A exposição distinguiu "o empregador comum do empregador com tendências religiosas", assentiu que "em organizações confessionais é possível a restrição ideológica" e indicou que o assunto seria "um pouco menos difícil de ser resolvido quando envolvesse organizações empresariais que agregam a finalidade religiosa à econômica" (editoras, TVs, livrarias, etc).

Samuel propôs uma reflexão sobre "as consequências do desrespeito à espiritualidade no mundo corporativo, que por sua via dupla podem remeter aos arts. 482 e 483 da CLT, a ações indenizatórias e cominatórias, a ações penais e até a ações civis públicas".

Trazendo diversos julgados que analisavam especialmente pedidos de indenização por dano moral a trabalhadores, por questões religiosas no ambiente laboral, o desembargador Samuel mostrou que já houve decisão no TST "no sentido de a empresa não poder impedir que trabalhadora vestisse burca" ou "no TRT8ª, sobre empregador que discriminava católicos e não aceitava que as trabalhadoras fizessem as unhas, sendo condenado". Por outro lado, "aqui mesmo no TRT15ª, o desembargador Pancotti - 'faz falta' - não acolheu recurso em que trabalhador pedia indenização pelo fato de o empregador convidar (e não obrigar) para culto uma vez por semana e liberar do trabalho quem não participasse".

Do exterior, o palestrante trouxe o caso de um organista de igreja que teve um caso extraconjugal e a Corte Europeia de Direitos Humanos considerou legítima a dispensa pela entidade religiosa.
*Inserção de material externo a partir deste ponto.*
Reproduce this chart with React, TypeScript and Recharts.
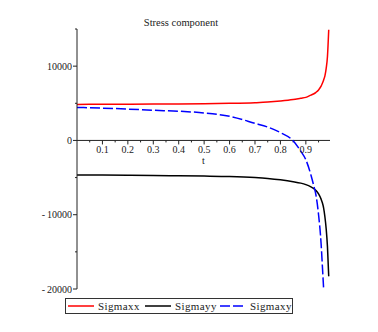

Na Espanha, um padre que, em reportagem, declarou ser contra o celibato, teve seu contrato rescindido - com reconhecimento judicial - "porque se entendeu que quem pretende transmitir a fé religiosa deve professar a mesma fé de sua instituição".

Samuel externou certeza "quanto à não obrigatoriedade de o empregador disponibilizar espaço para culto aos trabalhadores e à impropriedade de, na ficha de seleção, indagar sobre a religião do candidato ao emprego".

Ao exaltar a vida em uma sociedade pluralista, o palestrante encerrou sua fala citando Buda : "A tolerância é a mais difícil das disciplinas".